• **AVAILABLE DATA**:
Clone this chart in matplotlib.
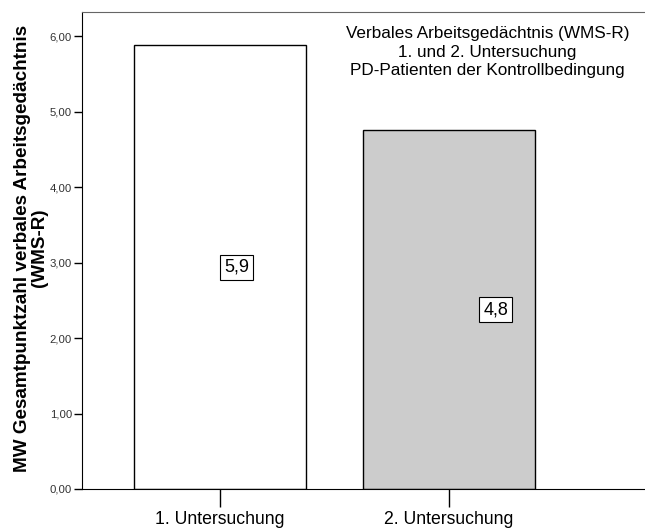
import matplotlib
matplotlib.use("Agg")
import matplotlib.pyplot as plt

categories = ["1. Untersuchung", "2. Untersuchung"]
values = [5.88, 4.75]
value_labels = ["5,9", "4,8"]
bar_colors = ["#ffffff", "#cccccc"]
yticks = [0, 1, 2, 3, 4, 5, 6]
ytick_labels = ["0,00", "1,00", "2,00", "3,00", "4,00", "5,00", "6,00"]
label_x_offsets = [0.074, 0.205]
title_lines = "Verbales Arbeitsgedächtnis (WMS-R)\n1. und 2. Untersuchung\nPD-Patienten der Kontrollbedingung"
ylabel = "MW Gesamtpunktzahl verbales Arbeitsgedächtnis\n(WMS-R)"

plt.rcParams['font.family'] = ['Liberation Sans', 'DejaVu Sans']

fig = plt.figure(figsize=(6.45, 5.28), dpi=100)
left = 81.7 / 645
bottom = 1 - 489 / 528
top = 1 - 12 / 528
ax = fig.add_axes([left, bottom, 1 - left, top - bottom])

x = list(range(len(categories)))
ax.bar(x, values, width=0.751, color=bar_colors, edgecolor="black", linewidth=1.0, zorder=2)

for xi, v, lab, off in zip(x, values, value_labels, label_x_offsets):
    ax.text(xi + off, v / 2, lab, ha="center", va="center", fontsize=13,
            bbox=dict(boxstyle="square,pad=0.22", facecolor="white", edgecolor="black", linewidth=0.8),
            zorder=3)

ax.set_xlim(-0.603, 1.856)
ax.set_ylim(0, 6.32)
ax.set_xticks(x)
ax.set_xticklabels(categories, fontsize=12.7)
ax.set_yticks(yticks)
ax.set_yticklabels(ytick_labels, fontsize=8.2, color="#333333")
ax.tick_params(axis="y", length=6, width=1, pad=1)
ax.tick_params(axis="x", length=13, width=1, pad=3)

ax.spines["right"].set_visible(False)
ax.spines["top"].set_color("#666666")
ax.spines["left"].set_color("black")
ax.spines["bottom"].set_color("black")

fig.text(31 / 645, 1 - 248 / 528, ylabel, rotation=90, ha="center", va="center",
         fontsize=13.6, fontweight="bold", linespacing=1.0, multialignment="center")

fig.text(487.5 / 645, 1 - 52 / 528, title_lines, ha="center", va="center",
         fontsize=12.3, linespacing=1.3)

fig.savefig("out.png", dpi=100)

• **REQUIREMENTS**:
Quote, please, every line of the material above from its start through the line that has "import matplotlib.pyplot as plt", reproducing the words exactly and dropping any images.

• **SOLUTION**:
Clone this chart in matplotlib.
import matplotlib
matplotlib.use("Agg")
import matplotlib.pyplot as plt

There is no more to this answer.